A few odds and ends on the culture trail:
* How many of you read this quote in the New York Times Magazine from Supreme Court Justice Ruth Bader Ginsberg, or heard any coverage of it: “Frankly, I had thought that at the time Roe v. Wade was decided, there was concern about population growth and particularly growth in populations that we don’t want to have too many of.” No mention of whether or not she approves of eugenics or condones abortion as a primary means of controlling “undesirables”. Of course, eugenics has a long history in the U. S., having been supported by Justice Oliver Wendell Holmes in a famous case before the Supreme Court, and it was a major factor in Margaret Sanger’s rationale for founding Planned Parenthood as well as those who supported approval for RU-486, the abortion pill, in the early 1990’s. The abortion on demand for any reason crowd doesn’t like to be reminded of this inconvenient history. Incidentally, Hillary Clinton was in Houston recently to receive Planned Parenthood’s highest honor, the Margaret Sanger Award.
* Last month I mentioned that Houston Mayor Bill White has been dealing with the police officers’ union over the implementation of the new “287g program” that calls for specialized data and training in screening for illegal immigrants among persons held in detention by municipal authorities. This will no doubt be a significant issue in Houston’s upcoming city election. Meanwhile, The Houston Chronicle takes issue with the use of this program “in a city with hundreds of thousands of undocumented residents, most of them law-abiding………..whose only crime is to be here illegally”. Am I missing something here? Thankfully, Congressman Lamar Smith, co-sponsor of the bill creating 287g, has written the Chronicle to make clear that legislative intent is definitely not to be selective in enforcement.
* I was very disappointed to see the announcement that David Boies and Ted Olson have taken the case to challenge California Proposition 8, the law approved by the voters to ban same sex marriage, particularly in the case of Ted Olson, for whom I had the utmost respect as a rule of law traditionalist until now. In their explanation, it seems that these two high-profile attorneys can offer no reason other than bigotry or fundamentalist religious doctrine for opposition to same sex marriage, a tactic that would define all traditional morality under natural law as mere prejudice. More on this later; I will only suggest that if Messrs. Boies and Olson believe that the right to marry is as fundamental as they allow, what is to prevent more than two individuals to form a marriage union? And from there the imagination proceeds unchecked.

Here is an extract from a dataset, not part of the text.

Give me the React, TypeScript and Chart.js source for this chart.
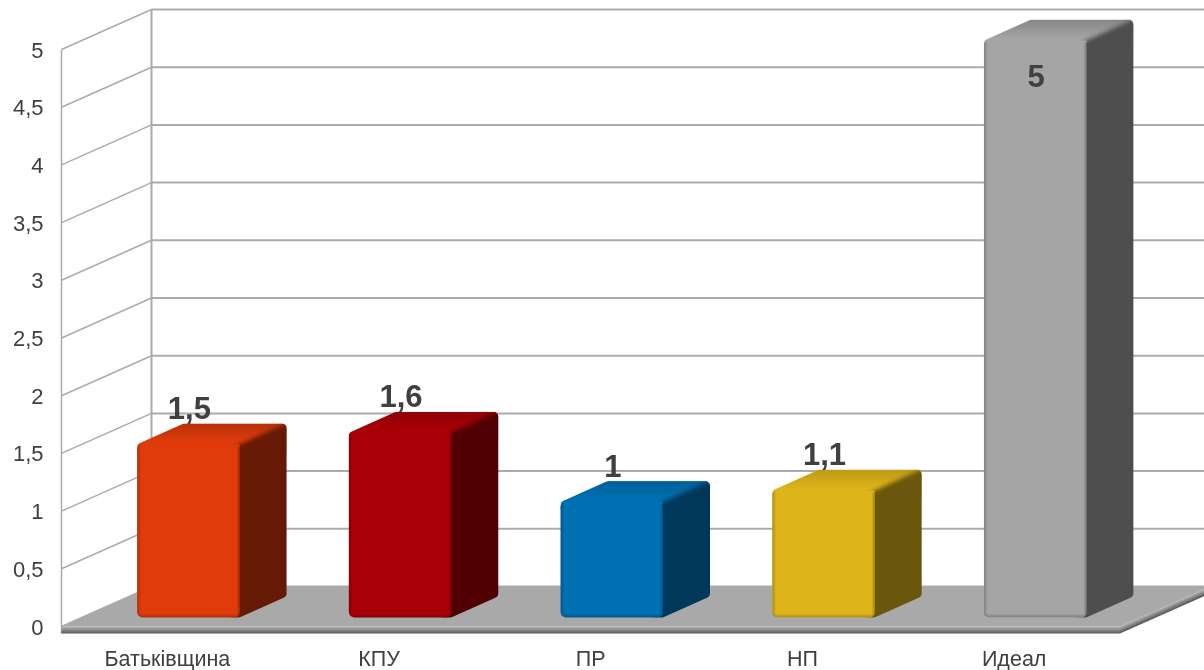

* Finally, I was struck by a recent letter to the editor from a Houston woman protesting the reference to abortion in a previous letter as “immoral”. She suggests that it is not up to the writer to define morality, and that “a choice that a woman makes about terminating her own pregnancy is not a matter for society to judge. It is her own personal decision and morality doesn’t enter into it.” If this isn’t very close to the ultimate in nihilism and moral relativism, I hope I don’t encounter what is.